Probably the best way to use up any leftover risotto. You can use most leftover risotto for this, but take out any larger fillings to cut them into small pieces before adding them back to the cold risotto. This to avoid the balls falling apart while forming or frying. For this recipe, I prefer the use of risotto with herbs, Parmesan risotto (then leave out the Parmesan cheese in the recipe) or mushroom risotto, but made with finely chopped mushrooms.
- 2 cups leftover risotto
- 1/3rd cup grated Parmesan cheese
- 1/2 tsp coarsely ground sea salt
- 1 ball buffala mozzarella
- 1 egg
- 100gr fine breadcrumbs
Makes approximately 15-20
Drain the mozzarella from the liquid it is kept in. Cut the mozzarella into 1cm cubes. You should get about 15-20 out of one mozzarella ball.
Combine the risotto, Parmesan cheese and salt. Spread the breadcrumbs out over a plate.
Make your hands wet, this will keep the risotto from sticking to your hands like crazy, which results in the balls being torn apart while forming, or you get really big balls and you cannot get as many from a single batch.
Take a tablespoon (the baking kind of tablespoon size, else use a heaped up large teaspoon) of the risotto and push it out into a thin round on the palm of your left hand. Take a mozzarella cube and place it in the middle of the circle. Form the risotto around it, leaving no gaps. Toss the ball onto the breadcrumb plate while you make a new risotto ball. You should be able to make about 4-5 before your hands would start sticking again and you need to wetten your hands again. This would be a good time to first roll all the 4-5 balls you made around on the plate of breadcrumbs and setting the balls aside on a plate.
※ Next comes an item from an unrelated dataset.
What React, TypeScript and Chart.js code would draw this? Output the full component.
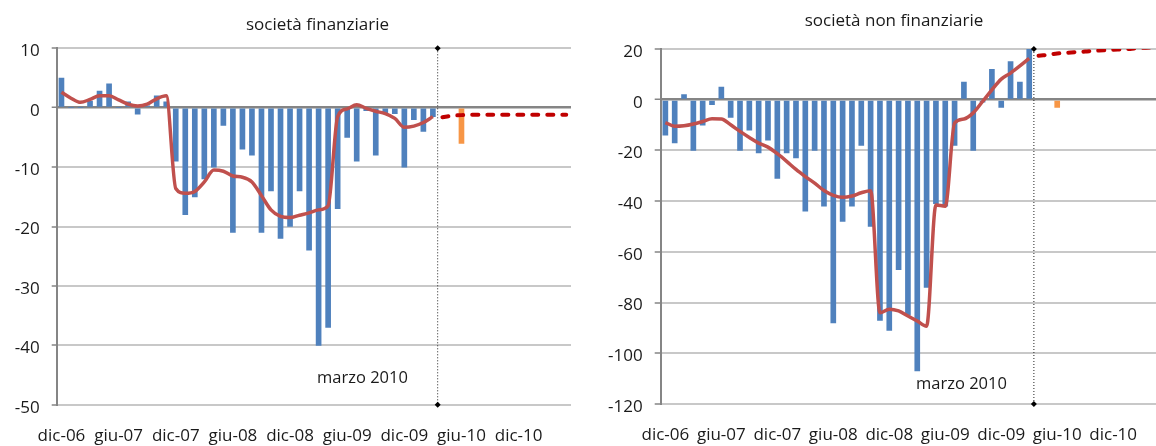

Now wetten your hands again to make another 4-5 balls… and so on until you run out of risotto (should you first run out of mozzarella, you can make smaller balls without filling too).
Deep fry the risotto balls, about 10 at a time depending on the size of your frying pan/deep fryer, on 180°C for 4 minutes. Drain on some kitchen paper and serve piping hot.
You can freeze them prior to frying. Fry them from their frozen state for 4-5 minutes on 180°C.